Exercise details >> Pictures in the entries below are to be left out; otherwise, reproduce exactly the lines from the first through the line containing "p.outline_line_color = None".

╭─ Supplied entries

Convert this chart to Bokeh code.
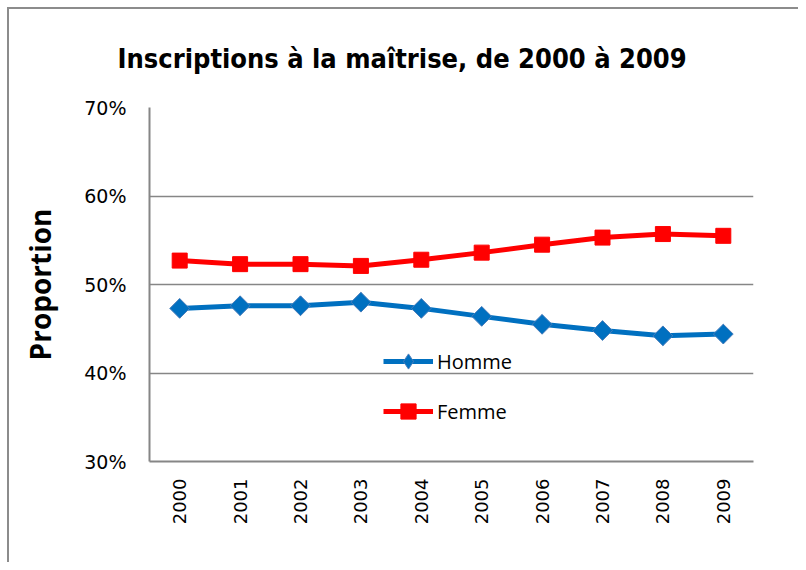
import numpy as np
from bokeh.plotting import figure
from bokeh.models import (FactorRange, Range1d, NumeralTickFormatter, FixedTicker,
                          ColumnDataSource, Legend, LegendItem)
from bokeh.embed import file_html
from bokeh.resources import INLINE

years = ["2000", "2001", "2002", "2003", "2004", "2005", "2006", "2007", "2008", "2009"]
homme = [0.473, 0.476, 0.476, 0.480, 0.473, 0.464, 0.455, 0.448, 0.442, 0.444]
femme = [0.527, 0.523, 0.523, 0.521, 0.528, 0.536, 0.545, 0.553, 0.557, 0.555]
y_ticks = [0.3, 0.4, 0.5, 0.6, 0.7]

title_text = "Inscriptions à la maîtrise, de 2000 à 2009"

src = ColumnDataSource(dict(year=years, homme=homme, femme=femme))

GRAY = "#868686"
BORDER = "#8c8c8c"
BLUE = "#0070C0"
RED = "#FF0000"

p = figure(
    width=798, height=562,
    x_range=FactorRange(*years), y_range=Range1d(0.3, 0.7),
    output_backend="svg", toolbar_location=None,
    min_border_left=149, min_border_right=45, min_border_top=107, min_border_bottom=101,
    title=title_text,
)

# chart border (top and left edges visible), drawn behind a transparent canvas
p.styles = {
    "background-color": "white",
    "background-image": f"linear-gradient({BORDER},{BORDER}), linear-gradient({BORDER},{BORDER})",
    "background-size": "100% 2px, 2px 100%",
    "background-position": "7px 7px, 7px 7px",
    "background-repeat": "no-repeat",
}
p.border_fill_alpha = 0
p.background_fill_color = "white"

p.title.text_font = "'Liberation Sans Narrow', 'DejaVu Sans Condensed', sans-serif"
p.title.text_font_style = "bold"
p.title.text_font_size = "27px"
p.title.align = "left"
p.title.offset = -32
p.title.standoff = 67
p.title.text_color = "black"

p.outline_line_color = None

# y axis
p.yaxis.ticker = FixedTicker(ticks=y_ticks)
p.yaxis.formatter = NumeralTickFormatter(format="0%")
p.yaxis.major_tick_line_color = None
p.yaxis.minor_tick_line_color = None
p.yaxis.axis_line_color = GRAY
p.yaxis.axis_line_width = 2
p.yaxis.major_label_text_font = "DejaVu Sans"
p.yaxis.major_label_text_font_size = "19px"
p.yaxis.major_label_text_color = "black"
p.yaxis.major_label_standoff = 17
p.yaxis.axis_label = "Proportion"
p.yaxis.axis_label_text_font = "Open Sans"
p.yaxis.axis_label_text_font_style = "bold"
p.yaxis.axis_label_text_font_size = "28px"
p.yaxis.axis_label_text_color = "black"
p.yaxis.axis_label_standoff = 22

# x axis
p.xaxis.major_tick_line_color = None
p.xaxis.minor_tick_line_color = None
p.xaxis.axis_line_color = GRAY
p.xaxis.axis_line_width = 2
p.xaxis.major_label_orientation = np.pi / 2
p.xaxis.major_label_text_font = "DejaVu Sans"
p.xaxis.major_label_text_font_size = "18px"
p.xaxis.major_label_text_color = "black"
p.xaxis.major_label_standoff = 11

p.xgrid.grid_line_color = None
p.ygrid.grid_line_color = GRAY
p.ygrid.grid_line_width = 1.5

l_h = p.line("year", "homme", source=src, color=BLUE, line_width=5)
# diamond renderer (fully covered by the rotated squares on the plot; used for the legend symbol)
d_h = p.scatter("year", "homme", source=src, marker="diamond", size=19,
                fill_color=BLUE, line_color="#4a7ebb", line_width=1)
p.scatter("year", "homme", source=src, marker="square", angle=np.pi / 4, size=14,
          fill_color=BLUE, line_color="#4a7ebb", line_width=1)
l_f = p.line("year", "femme", source=src, color=RED, line_width=5)
s_f = p.scatter("year", "femme", source=src, marker="square", size=15,
                fill_color=RED, line_color=RED)

lg = Legend(items=[LegendItem(label="Homme", renderers=[l_h, d_h]),
                   LegendItem(label="Femme", renderers=[l_f, s_f])])
lg.location = (234, 31)
lg.background_fill_alpha = 0
lg.border_line_alpha = 0
lg.padding = 0
lg.margin = 0
lg.spacing = 12
lg.glyph_width = 50
lg.glyph_height = 38
lg.label_height = 38
lg.label_standoff = 4
lg.label_text_font = "Open Sans"
lg.label_text_font_size = "20px"
lg.label_text_color = "black"
p.add_layout(lg, "center")

open("out.html", "w").write(file_html(p, INLINE))
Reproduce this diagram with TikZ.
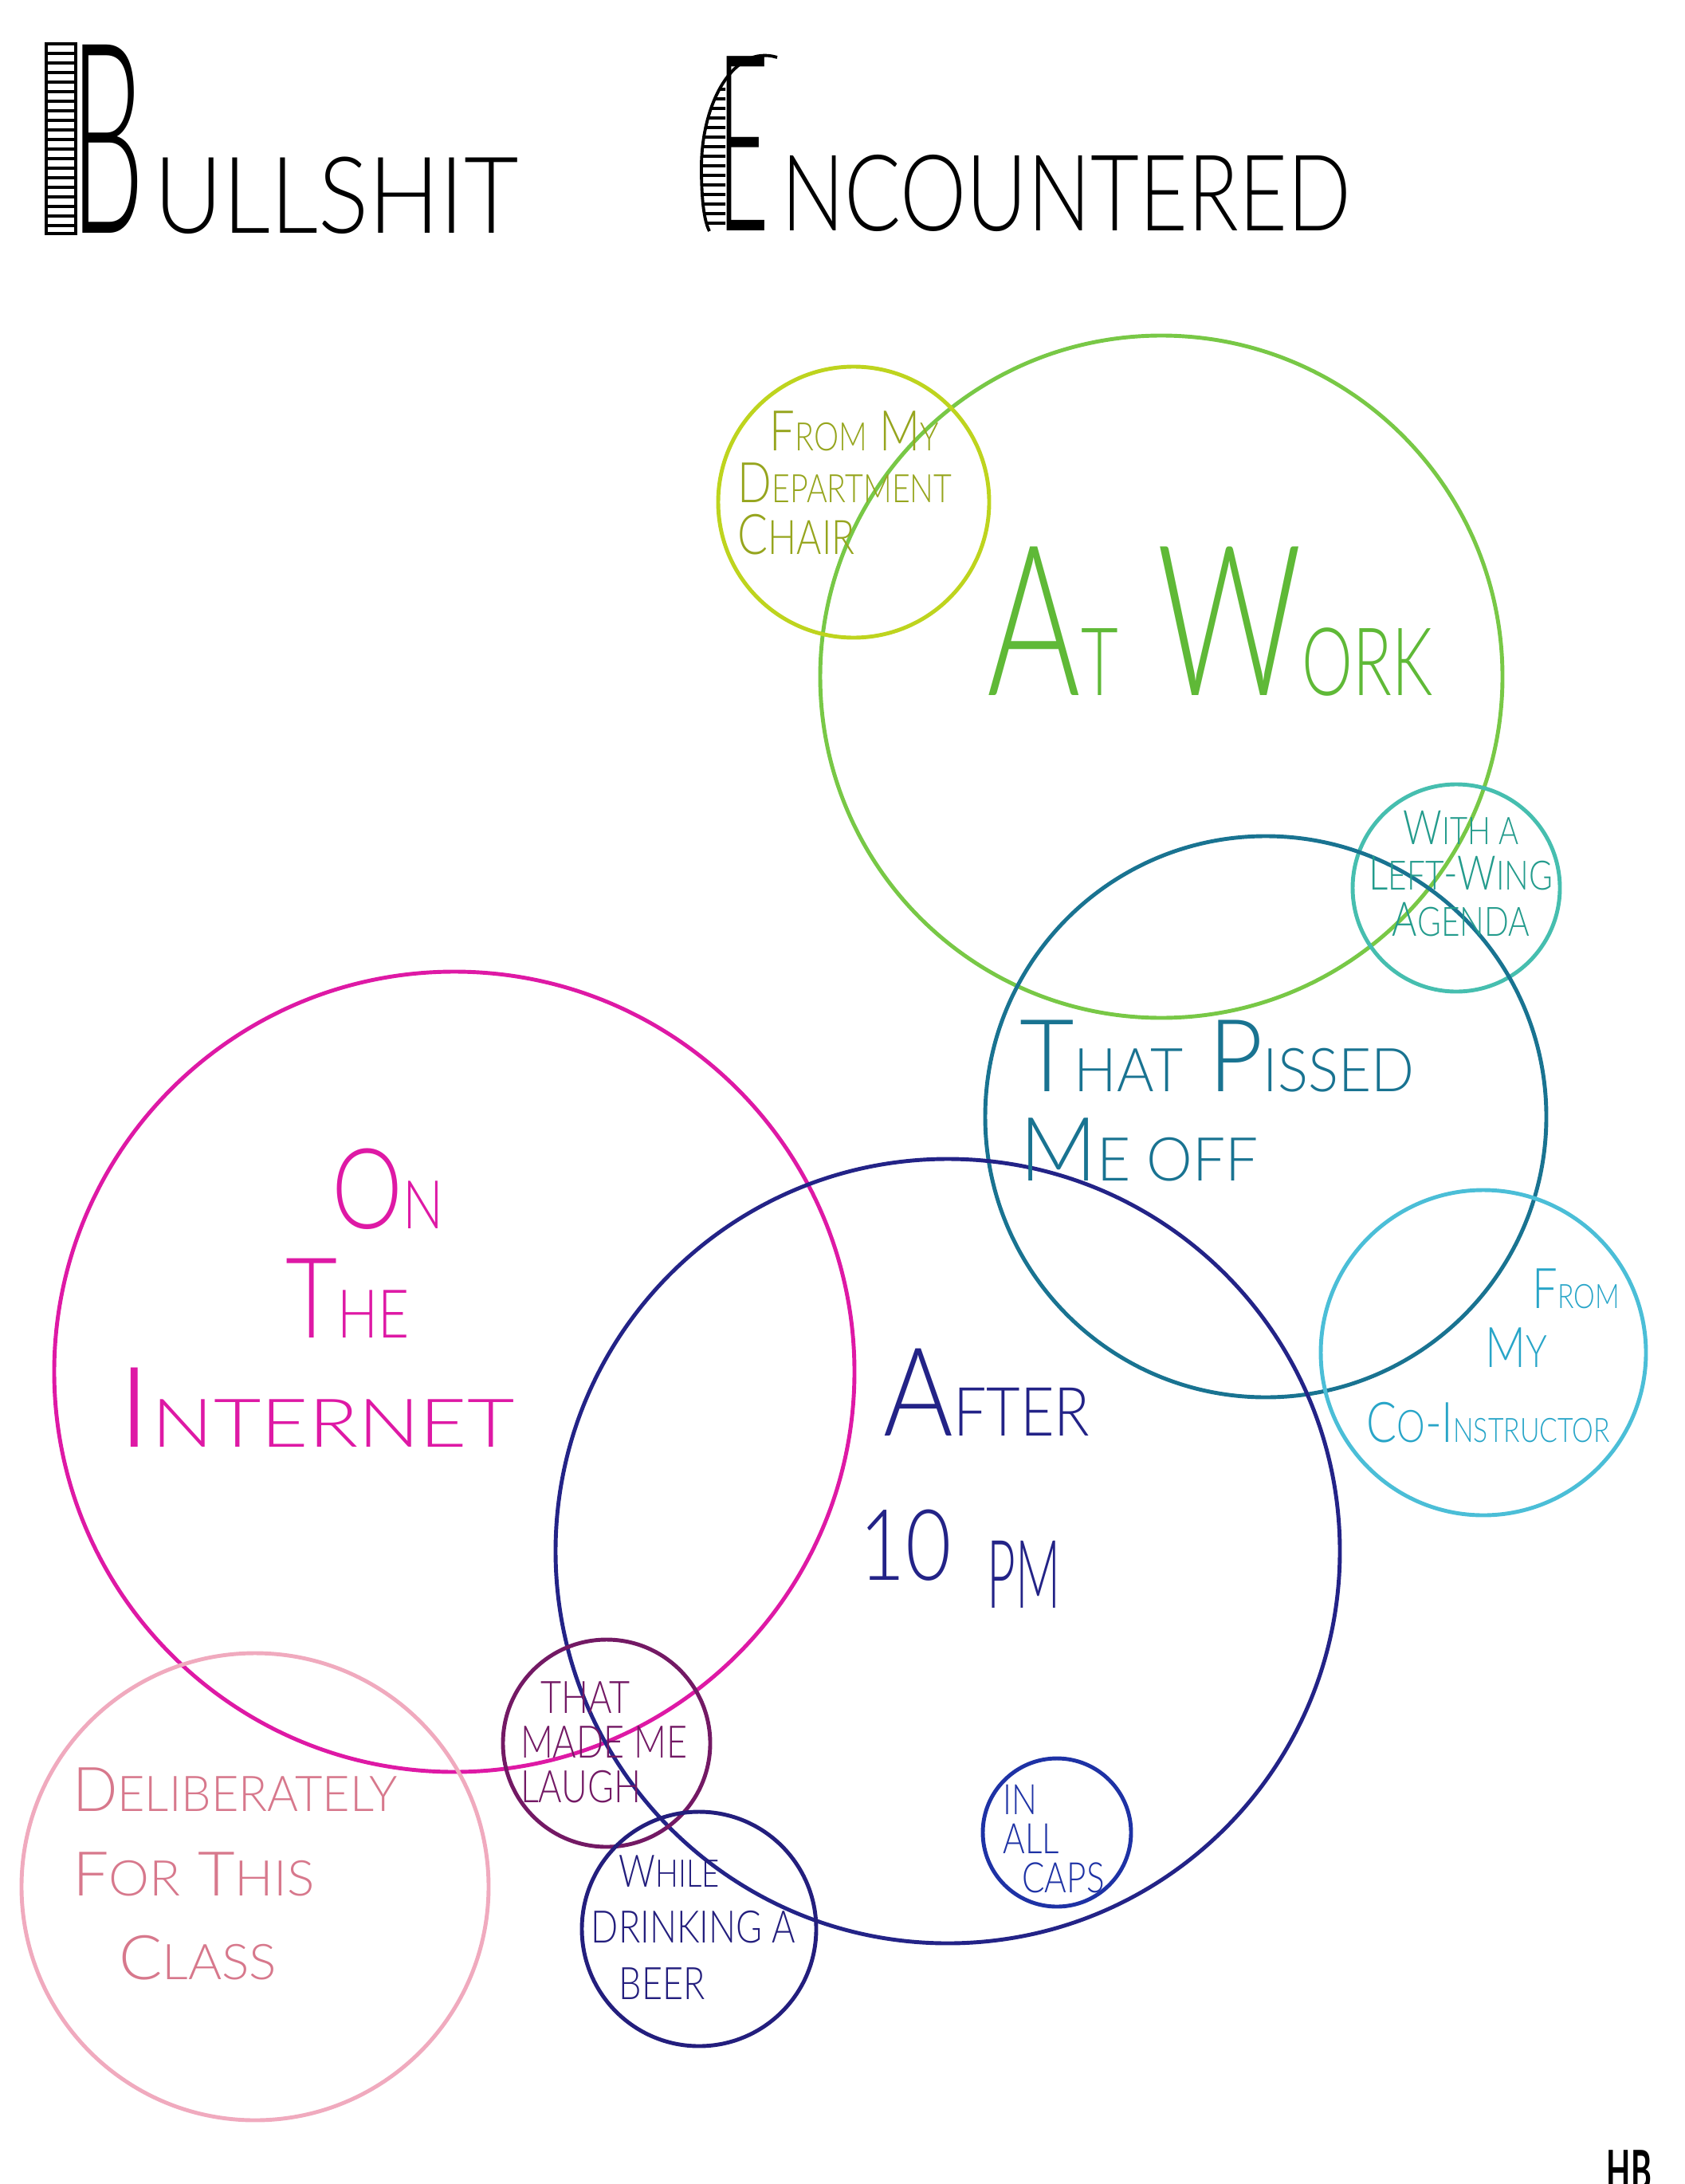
\documentclass[tikz,border=0pt]{standalone}
\usepackage{fontspec}
\setmainfont{Lato Light}[FakeStretch=0.8]
\newfontfamily\sigfont{Lato}[FakeStretch=0.8]
\usepackage{tikz}
\usetikzlibrary{positioning}
\definecolor{workgreen}{RGB}{120,200,70}
\definecolor{worktext}{RGB}{95,185,55}
\definecolor{chairyellow}{RGB}{190,212,30}
\definecolor{chairtext}{RGB}{150,165,30}
\definecolor{wingteal}{RGB}{70,190,175}
\definecolor{wingtext}{RGB}{35,155,140}
\definecolor{pissedteal}{RGB}{25,115,145}
\definecolor{coincyan}{RGB}{75,190,215}
\definecolor{cointext}{RGB}{40,165,200}
\definecolor{netpink}{RGB}{222,25,165}
\definecolor{afternavy}{RGB}{35,35,135}
\definecolor{classpink}{RGB}{240,170,190}
\definecolor{classtext}{RGB}{215,120,140}
\definecolor{laughpurple}{RGB}{115,25,100}
\definecolor{beernavy}{RGB}{35,30,125}
\definecolor{capsblue}{RGB}{30,50,165}
\newcommand{\smallc}[2][0.6]{\scalebox{#1}{#2}}
\newcommand{\wide}[2]{\scalebox{#1}[1]{#2}}
\tikzset{
  venn/.style={circle, draw, line width=1.4pt, minimum size=#1, inner sep=0pt},
  hand/.style={inner sep=0pt, align=center},
  hatch/.style={line width=1.1pt, color=black}
}

\begin{document}
\begin{tikzpicture}
  \useasboundingbox (0,0) rectangle (21.14,-27.40);

  % Title, B and E with hatched stems
  \node[hand, anchor=base west, font={\fontsize{95}{95}\selectfont}] (tbull) at (0.88,-2.93)
    {\scalebox{0.55}[1]{B}\hspace{0.12cm}\scalebox{0.443}[0.4]{ULLSHIT}};
  \node[hand, anchor=base west, font={\fontsize{88}{88}\selectfont}] (tenc) at (9.0,-2.90)
    {\scalebox{0.45}[1]{E}\hspace{0.15cm}\scalebox{0.425}[0.43]{NCOUNTERED}};
  \draw[hatch] (0.58,-0.55) rectangle (0.95,-2.93);
  \foreach \y in {0.67,0.79,...,2.85}
    \draw[hatch] (0.58,-\y) -- (0.95,-\y);
  \begin{scope}
    \clip (9.75,-0.72) .. controls (9.2,-0.55) and (8.8,-1.3) .. (8.8,-2.1)
      .. controls (8.8,-2.6) and (8.85,-2.8) .. (8.9,-2.9) -- (9.1,-2.9) -- (9.1,-0.9) -- cycle;
    \foreach \y in {1.0,1.12,...,2.85}
      \draw[hatch] (8.7,-\y) -- (9.2,-\y);
  \end{scope}
  \draw[hatch] (9.75,-0.72) .. controls (9.2,-0.55) and (8.8,-1.3) .. (8.8,-2.1)
    .. controls (8.8,-2.6) and (8.85,-2.8) .. (8.9,-2.9);

  % The sets
  \node[venn=8.56cm, draw=workgreen] (work) at (14.57,-8.49) {};
  \node[venn=3.40cm, draw=chairyellow] (chair) at (10.71,-6.30) {};
  \node[venn=2.60cm, draw=wingteal] (wing) at (18.27,-11.14) {};
  \node[venn=7.04cm, draw=pissedteal] (pissed) at (15.88,-14.01) {};
  \node[venn=4.08cm, draw=coincyan] (coin) at (18.61,-16.97) {};
  \node[venn=10.04cm, draw=netpink] (net) at (5.70,-17.21) {};
  \node[venn=9.84cm, draw=afternavy] (after) at (11.89,-19.46) {};
  \node[venn=5.86cm, draw=classpink] (class) at (3.20,-23.67) {};
  \node[venn=2.60cm, draw=laughpurple] (laugh) at (7.61,-21.87) {};
  \node[venn=2.94cm, draw=beernavy] (beer) at (8.77,-24.20) {};
  \node[venn=1.86cm, draw=capsblue] (caps) at (13.26,-22.99) {};

  % Labels
  \node[hand, align=left, text=chairtext, font={\fontsize{20}{18.5}\selectfont}] (chairlbl) at (10.60,-6.06)
    {\hspace*{0.4cm}F\smallc[0.7]{ROM} M\smallc[0.7]{Y}\\D\smallc[0.7]{EPARTMENT}\\C\smallc[0.85]{HAIR}};
  \node[hand, anchor=base west, text=worktext, font={\fontsize{75}{75}\selectfont}] (worklbl) at (12.38,-8.72)
    {\wide{0.85}{A\smallc[0.45]{T} W\smallc[0.45]{ORK}}};
  \node[hand, text=wingtext, font={\fontsize{17}{16.3}\selectfont}] (winglbl) at (18.33,-10.96)
    {W\smallc[0.8]{ITH A}\\L\smallc[0.85]{EFT}-W\smallc[0.85]{ING}\\A\smallc[0.85]{GENDA}};
  \node[hand, align=left, text=pissedteal, font={\fontsize{36}{32}\selectfont}] (pissedlbl) at (15.27,-13.81)
    {\wide{1.17}{T\smallc{HAT} P\smallc{ISSED}}\\\wide{1.2}{\smallc[0.88]{M}\smallc{E OFF}}};
  \node[hand, text=cointext, font={\fontsize{20}{21}\selectfont}] (coinlbl) at (18.67,-17.01)
    {\hspace*{2.2cm}F\smallc{ROM}\\\hspace*{0.7cm}M\smallc[0.8]{Y}\\[6pt]C\smallc[0.8]{O}-I\smallc{NSTRUCTOR}};
  \node[hand, text=netpink, font={\fontsize{40}{39}\selectfont}] (netlbl) at (3.96,-16.28)
    {\hspace*{1.8cm}O\smallc{N}\\\hspace*{0.8cm}T\smallc{HE}\\\wide{1.52}{I\smallc{NTERNET}}};
  \node[hand, align=left, anchor=north west, text=afternavy, font={\fontsize{44}{51.6}\selectfont}] (afterlbl) at (10.78,-16.91)
    {\hspace*{0.3cm}\wide{1.08}{A\smallc[0.55]{FTER}}\\\smallc[0.8]{10}\hspace{0.45cm}\raisebox{-0.35cm}{\scalebox{0.5}[0.77]{PM}}};
  \node[hand, align=left, text=classtext, font={\fontsize{22}{30}\selectfont}] (classlbl) at (2.95,-23.51)
    {\wide{1.2}{D\smallc[0.8]{ELIBERATELY}}\\\wide{1.3}{F\smallc[0.8]{OR} T\smallc[0.8]{HIS}}\\\hspace*{0.58cm}\wide{1.3}{C\smallc[0.8]{LASS}}};
  \node[hand, align=left, text=laughpurple, font={\fontsize{16}{16}\selectfont}] (laughlbl) at (7.58,-21.86)
    {\hspace*{0.25cm}THAT\\MADE ME\\LAUGH};
  \node[hand, align=left, text=beernavy, font={\fontsize{16}{20}\selectfont}] (beerlbl) at (8.70,-24.18)
    {\hspace*{0.35cm}W\smallc[0.85]{HILE}\\DRINKING A\\\hspace*{0.35cm}BEER};
  \node[hand, align=left, text=capsblue, font={\fontsize{15}{14}\selectfont}] (capslbl) at (13.22,-23.07)
    {IN\\ALL\\\hspace*{0.24cm}CAPS};
  \node[hand, anchor=north west, font={\sigfont\bfseries\fontsize{20}{20}\selectfont}] (sig) at (20.15,-26.97) {\wide{0.7}{HB}};
\end{tikzpicture}
\end{document}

╰─

Response below >>
Convert this chart to Bokeh code.
import numpy as np
from bokeh.plotting import figure
from bokeh.models import (FactorRange, Range1d, NumeralTickFormatter, FixedTicker,
                          ColumnDataSource, Legend, LegendItem)
from bokeh.embed import file_html
from bokeh.resources import INLINE

years = ["2000", "2001", "2002", "2003", "2004", "2005", "2006", "2007", "2008", "2009"]
homme = [0.473, 0.476, 0.476, 0.480, 0.473, 0.464, 0.455, 0.448, 0.442, 0.444]
femme = [0.527, 0.523, 0.523, 0.521, 0.528, 0.536, 0.545, 0.553, 0.557, 0.555]
y_ticks = [0.3, 0.4, 0.5, 0.6, 0.7]

title_text = "Inscriptions à la maîtrise, de 2000 à 2009"

src = ColumnDataSource(dict(year=years, homme=homme, femme=femme))

GRAY = "#868686"
BORDER = "#8c8c8c"
BLUE = "#0070C0"
RED = "#FF0000"

p = figure(
    width=798, height=562,
    x_range=FactorRange(*years), y_range=Range1d(0.3, 0.7),
    output_backend="svg", toolbar_location=None,
    min_border_left=149, min_border_right=45, min_border_top=107, min_border_bottom=101,
    title=title_text,
)

# chart border (top and left edges visible), drawn behind a transparent canvas
p.styles = {
    "background-color": "white",
    "background-image": f"linear-gradient({BORDER},{BORDER}), linear-gradient({BORDER},{BORDER})",
    "background-size": "100% 2px, 2px 100%",
    "background-position": "7px 7px, 7px 7px",
    "background-repeat": "no-repeat",
}
p.border_fill_alpha = 0
p.background_fill_color = "white"

p.title.text_font = "'Liberation Sans Narrow', 'DejaVu Sans Condensed', sans-serif"
p.title.text_font_style = "bold"
p.title.text_font_size = "27px"
p.title.align = "left"
p.title.offset = -32
p.title.standoff = 67
p.title.text_color = "black"

p.outline_line_color = None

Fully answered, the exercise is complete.